The trial of Ahmed Al Faqi al-Mahdi, known as Abu Tourab opened today August 22nd at the International Criminal Court (ICC). This trial is important because the ICC prosecutor is only charging Mahdi with the destruction of cultural property, which gives the case significance as it opens the door to helping to prosecute others who have violated cultural property. This charge has not been used before, but the destruction of cultural heritage has had the potential to be prosecuted as a war crime under the Rome Statute of 1998 that established the ICC. Enforcing this statute sets a precedent for similar cases such as ISIL’s destruction of the ancient city of Palmyra last year (which is complicated by Syria not being a signatory)

Ahmed Al Faqi al-Mahdi was head of the Ansar Dine Islamic morality brigade during their occupation of Timbuktu, Mali, from April 2012 to January 2013. During this period Mahdi is accused by the ICC of war crimes for orchestrating the destruction of nine mausoleums and the entrance to the Sidi Yahia mosque between June and July 2012.

Ahmad al-Faqi al-Mahdi said “Your honour, regrettably I have to say that what I heard so far is accurate and reflects the events. I plead guilty,”  when he admitted to the war crimes charge of cultural destruction.

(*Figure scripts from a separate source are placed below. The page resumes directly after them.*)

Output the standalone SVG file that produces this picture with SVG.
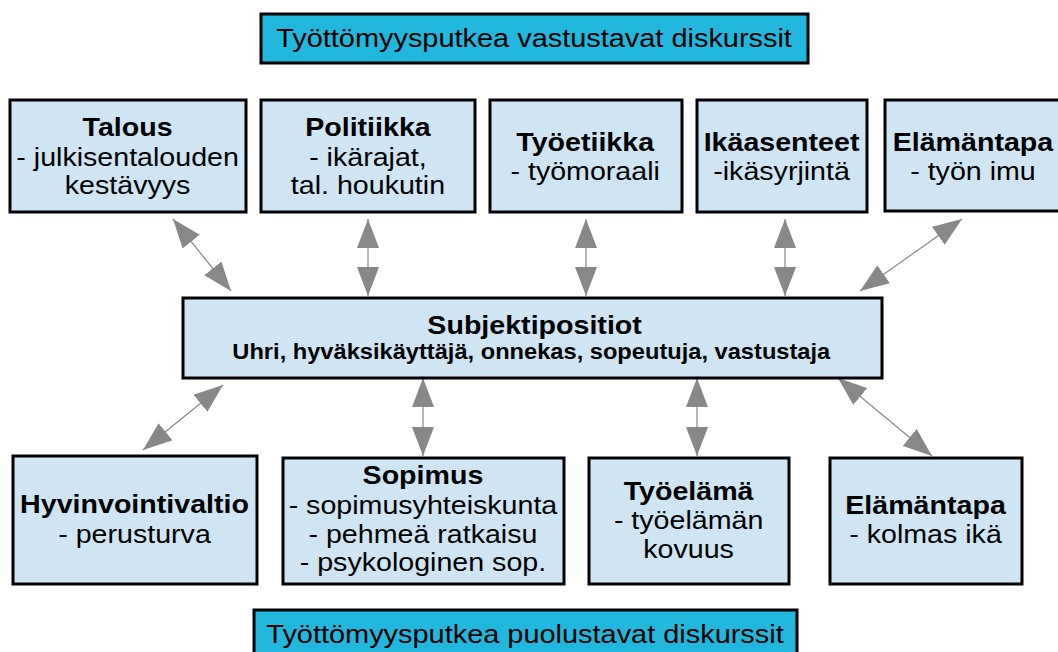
<svg xmlns="http://www.w3.org/2000/svg" width="1058" height="652" viewBox="0 0 1058 652">
<defs>
<style>
.box{fill:#cfe5f3;stroke:#000;stroke-width:3}
.ban{fill:#22b7dd;stroke:#000;stroke-width:3}
text{font-family:"Liberation Sans",Arial,sans-serif;fill:#000;text-anchor:middle}
.t{font-size:26px;font-weight:bold}
.r{font-size:26px}
.bt{font-size:26.3px}
.c1{font-size:26px;font-weight:bold}
.c2{font-size:21.5px;font-weight:bold}
.ar{stroke:#888;stroke-width:1.2;fill:none;marker-start:url(#ah);marker-end:url(#ah)}
</style>
<marker id="ah" markerWidth="29" markerHeight="22" refX="29" refY="11" orient="auto-start-reverse" markerUnits="userSpaceOnUse" viewBox="0 0 29 22">
<path d="M0,0 L29,11 L0,22 z" fill="#888"/>
</marker>
</defs>
<rect width="1058" height="652" fill="#fff"/>
<g id="connectors">
<line class="ar" x1="173" y1="219" x2="231" y2="291"/>
<line class="ar" x1="368" y1="219" x2="368" y2="296"/>
<line class="ar" x1="586" y1="219" x2="586" y2="296"/>
<line class="ar" x1="785" y1="219" x2="785" y2="296"/>
<line class="ar" x1="962" y1="219" x2="860" y2="291"/>
<line class="ar" x1="223" y1="385" x2="143" y2="450"/>
<line class="ar" x1="423" y1="378" x2="423" y2="456"/>
<line class="ar" x1="697" y1="378" x2="697" y2="456"/>
<line class="ar" x1="838" y1="378" x2="932" y2="456"/>
</g>
<g id="banner-top">
<rect class="ban" x="261" y="14" width="547" height="49"/>
<text class="bt" transform="scale(1.1 1)" x="485.5" y="47">Työttömyysputkea vastustavat diskurssit</text>
</g>
<g id="talous">
<rect class="box" x="10" y="100" width="236" height="112"/>
<text class="t" transform="scale(1.1 1)" x="116" y="136">Talous</text>
<text class="r" transform="scale(1.1 1)" x="116" y="166">- julkisentalouden</text>
<text class="r" transform="scale(1.1 1)" x="116" y="194">kestävyys</text>
</g>
<g id="politiikka">
<rect class="box" x="261" y="100" width="214" height="112"/>
<text class="t" transform="scale(1.1 1)" x="334.5" y="136">Politiikka</text>
<text class="r" transform="scale(1.1 1)" x="334.5" y="166">- ikärajat,</text>
<text class="r" transform="scale(1.1 1)" x="334.5" y="194">tal. houkutin</text>
</g>
<g id="tyoetiikka">
<rect class="box" x="490" y="100" width="192" height="112"/>
<text class="t" transform="scale(1.1 1)" x="532" y="151">Työetiikka</text>
<text class="r" transform="scale(1.1 1)" x="532" y="180">- työmoraali</text>
</g>
<g id="ikaasenteet">
<rect class="box" x="697" y="100" width="170" height="112"/>
<text class="t" transform="scale(1.1 1)" x="710.5" y="151">Ikäasenteet</text>
<text class="r" transform="scale(1.1 1)" x="710.5" y="180">-ikäsyrjintä</text>
</g>
<g id="elamantapa-top">
<rect class="box" x="885" y="100" width="180" height="111"/>
<text class="t" transform="scale(1.1 1)" x="884.5" y="151">Elämäntapa</text>
<text class="r" transform="scale(1.1 1)" x="884.5" y="180">- työn imu</text>
</g>
<g id="subjektipositiot">
<rect class="box" x="183" y="298" width="699" height="80"/>
<text class="c1" transform="scale(1.1 1)" x="486" y="334">Subjektipositiot</text>
<text class="c2" transform="scale(1.1 1)" x="483" y="359">Uhri, hyväksikäyttäjä, onnekas, sopeutuja, vastustaja</text>
</g>
<g id="hyvinvointivaltio">
<rect class="box" x="13" y="456" width="244" height="128"/>
<text class="t" transform="scale(1.1 1)" x="122.3" y="513">Hyvinvointivaltio</text>
<text class="r" transform="scale(1.1 1)" x="122.3" y="543">- perusturva</text>
</g>
<g id="sopimus">
<rect class="box" x="283" y="458" width="281" height="126"/>
<text class="t" transform="scale(1.1 1)" x="384.5" y="484">Sopimus</text>
<text class="r" transform="scale(1.1 1)" x="384.5" y="514">- sopimusyhteiskunta</text>
<text class="r" transform="scale(1.1 1)" x="384.5" y="543">- pehmeä ratkaisu</text>
<text class="r" transform="scale(1.1 1)" x="384.5" y="571">- psykologinen sop.</text>
</g>
<g id="tyoelama">
<rect class="box" x="589" y="458" width="200" height="126"/>
<text class="t" transform="scale(1.1 1)" x="626" y="500">Työelämä</text>
<text class="r" transform="scale(1.1 1)" x="626" y="529">- työelämän</text>
<text class="r" transform="scale(1.1 1)" x="626" y="558">kovuus</text>
</g>
<g id="elamantapa-bottom">
<rect class="box" x="830" y="458" width="192" height="126"/>
<text class="t" transform="scale(1.1 1)" x="841.4" y="514">Elämäntapa</text>
<text class="r" transform="scale(1.1 1)" x="841.4" y="543">- kolmas ikä</text>
</g>
<g id="banner-bottom">
<rect class="ban" x="254" y="610" width="543" height="50"/>
<text class="bt" transform="scale(1.1 1)" x="477.3" y="643">Työttömyysputkea puolustavat diskurssit</text>
</g>
</svg>
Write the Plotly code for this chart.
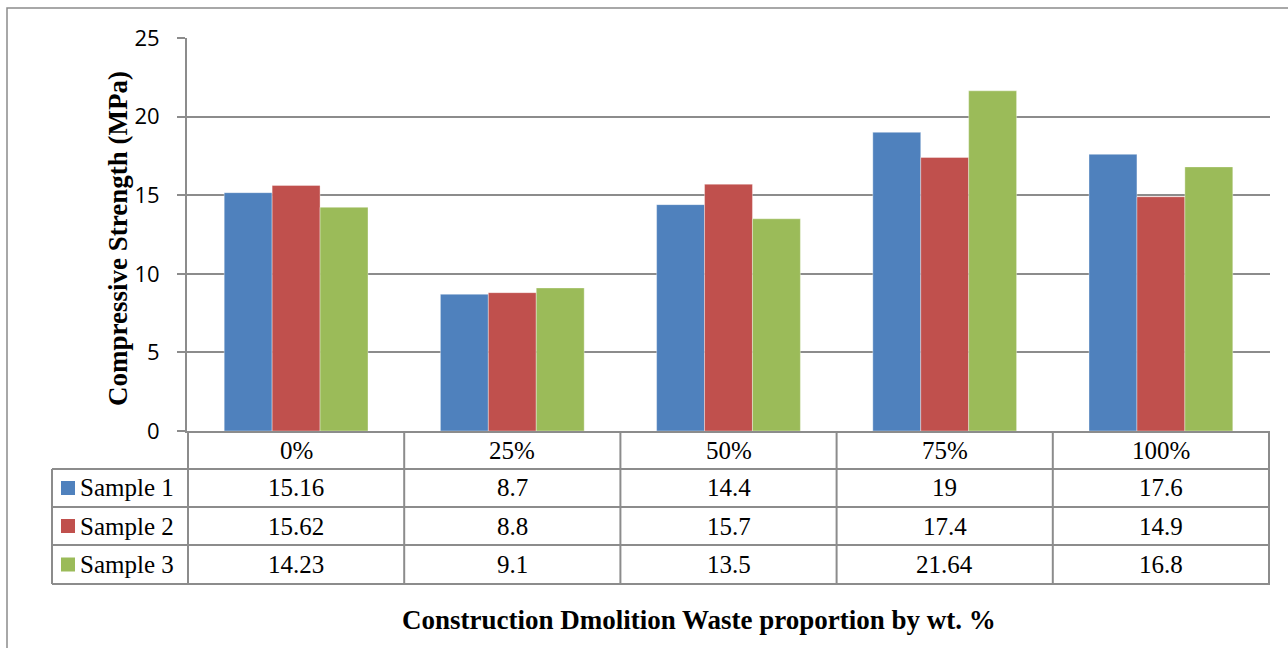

Timbuktu, a designated UNESCO world heritage site, was founded between the fifth and the 12th centuries by Tuareg tribes. Timbuktu is revered as a centre of Islamic learning which came to prominence during its golden age in the 15th and 16th centuries. Timbuktu was however condemned as idolatrous by the jihadists and was heavily damaged under the direction of Ahmad al-Faqi al-Mahdi.